In The Abolition of Man C.S. Lewis has staked all on the assertion that what he terms the Tao (i.e. "Natural Laws" of ethics, doctrines of objective value) cannot be deduced or shown to be correct via any process of ratiocination. Lewis claims that "I am not trying to prove [natural law's] validity by the argument from common consent. Its validity cannot be deduced. For those who do not perceive its rationality, even universal consent could not prove it."
This sort of talk is absurd on its face. Either morality is teleological, or it is not. If not, an apologist such as Lewis cannot hope to have a theistic account of the Tao. If it is, we may talk about moral ends and ethical means and thereby reason out (logically and empirically) which rules are the most efficient means to those moral ends which we desire, either for their own sake or for the sake of obeisance.

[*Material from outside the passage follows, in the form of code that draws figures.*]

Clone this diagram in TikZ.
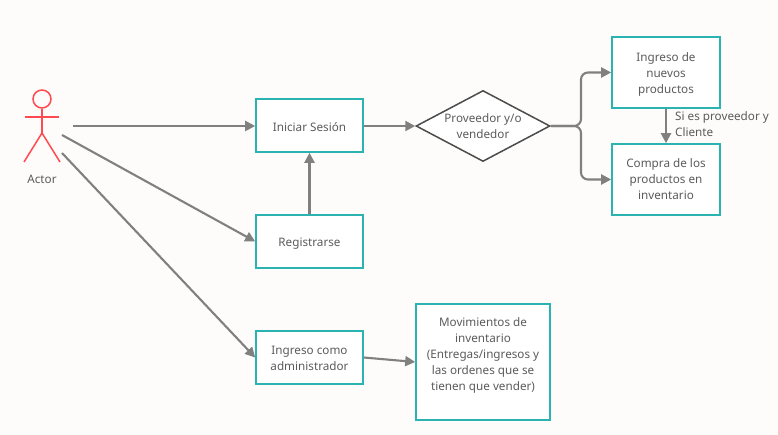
\documentclass[tikz,border=0pt]{standalone}
\usepackage{fontspec}
\setmainfont{Noto Sans}
\usetikzlibrary{arrows.meta,shapes.geometric,calc}

\definecolor{paper}{HTML}{FDFCFA}
\definecolor{tealbox}{HTML}{2BB3B1}
\definecolor{linegray}{HTML}{808080}
\definecolor{textgray}{HTML}{5C5C5C}
\definecolor{actorred}{HTML}{FF4A4F}

\tikzset{
  label text/.style={text=textgray, font=\fontsize{11.7}{16}\selectfont, align=center, inner sep=0pt},
  process/.style={label text, draw=tealbox, fill=white, line width=1.6pt, inner sep=0pt},
  decision/.style={label text, diamond, draw=black!70, fill=white, line width=1.5pt, inner sep=0pt, aspect=1.9},
  flow/.style={draw=linegray, line width=2.1pt, -{Triangle[length=10pt,width=10pt]}},
  stick/.style={draw=actorred, line width=1.5pt},
  textdown/.style={execute at begin node={\rule{0pt}{#1}}},
}

\begin{document}
\begin{tikzpicture}[x=1pt, y=-1pt]
  \fill [paper] (0,0) rectangle (778,435);
  \useasboundingbox (0,0) rectangle (778,435);

  % actor
  \node [stick, circle, minimum size=18pt, inner sep=0pt] (head) at (42,99) {};
  \coordinate (hip) at (42,133);
  \coordinate (armL) at (25,117);
  \coordinate (armR) at (59,117);
  \coordinate (legL) at (24,162);
  \coordinate (legR) at (60,162);
  \draw [stick] (head.south) -- (hip);
  \draw [stick] (armL) -- (armR);
  \draw [stick] (legL) -- (hip) -- (legR);
  \node [label text] (actor) at (42,179) {Actor};

  % free ends at the actor
  \coordinate (a1) at (73,126);
  \coordinate (a2) at (62,135);
  \coordinate (a3) at (62,153);

  % boxes
  \node [process, textdown=13pt, minimum width=107pt, minimum height=53pt] (login) at (309.5,125.5) {Iniciar Sesión};
  \node [process, textdown=12.5pt, minimum width=107pt, minimum height=53pt] (signup) at (309.5,241.5) {Registrarse};
  \node [process, minimum width=107pt, minimum height=53pt, label={[label text, yshift=-1pt]center:{Ingreso como\\administrador}}] (admin) at (309.5,357.5) {};
  \node [decision, minimum width=134pt, minimum height=71pt] (role) at (483,126) {Proveedor y/o\\vendedor};
  \node [process, minimum width=108pt, minimum height=71pt, label={[label text, yshift=-2pt]center:{Ingreso de\\nuevos\\productos}}] (newprod) at (666,72.5) {};
  \node [process, minimum width=108pt, minimum height=71pt] (buy) at (666,179.5) {Compra de los\\productos en\\inventario};
  \node [process, minimum width=134pt, minimum height=116pt] (moves) at (483,362) {Movimientos de\\inventario\\(Entregas/ingresos y\\las ordenes que se\\tienen que vender)\\~};

  % connectors
  \draw [flow] (a1) -- (a1 -| login.west);
  \draw [flow] (a2) -- (signup.west);
  \draw [flow] (a3) -- (admin.west);
  \draw [flow] (signup) -- (login);
  \draw [flow] (login.east |- role) -- (role);
  \draw [flow] (admin.east) -- (moves.west);
  \draw [flow, rounded corners=7pt] (role.east) -| (581,72.5) -- (newprod.west);
  \draw [flow, rounded corners=7pt] (role.east) -| (581,179.5) -- (buy.west);
  \draw [flow] (newprod) -- (buy);

  \node [label text, align=left, anchor=west] (orlabel) at (675,124.5) {Si es proveedor y\\Cliente};
\end{tikzpicture}
\end{document}
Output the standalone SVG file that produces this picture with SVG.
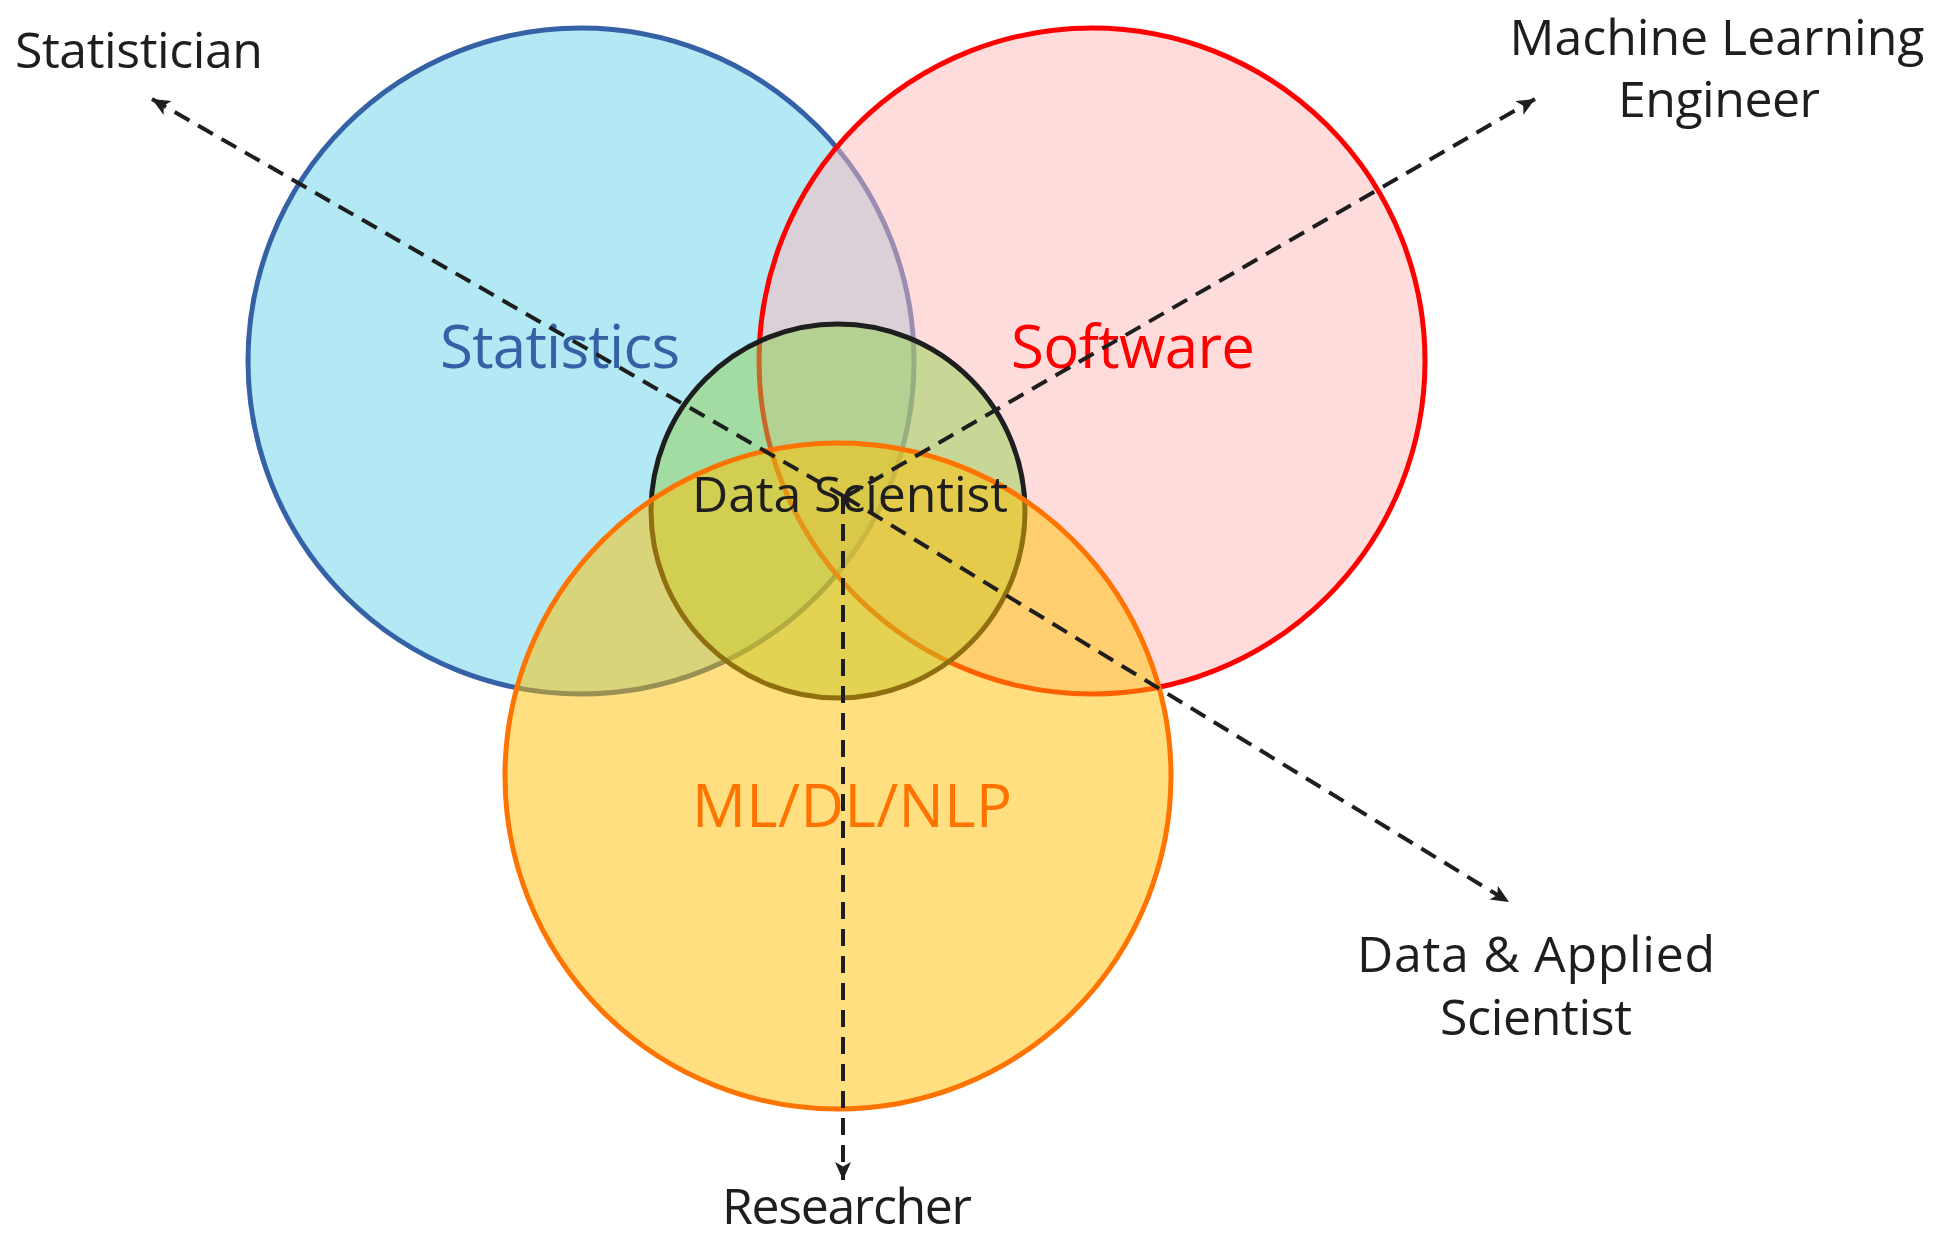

Every ethical exhibit, each Earthly exemplar, one and all empirically explicable! The question one must ask is "What would happen if metaphysical materialism was really true, and the Tao naught but natural phenomenon?" Put another way, which particular moral rules would emerge organically as families, tribes and societies adopt rules motivated by their natural desires and common goals, e.g. prosperity for their kin and kith, woe unto their enemies. Lewis fails to even pose such fundamental questions because he assumes the Tao to be transcendently intelligently designed from the word go, rather than an emergent property of rational agents having increasingly complex social arrangements. Thus, Lewis begs the most interesting question which he could well have posed, that is, "What is the best explanation for the cross-cultural prevalence of certain moral principles?"
Thus, we see another great thinker stymied by making the design inference too easily and too early. In the end, Lewis has served as "only one more obscurantist," come to entreat us back to traditional morality without properly investigating either its sources or limitations.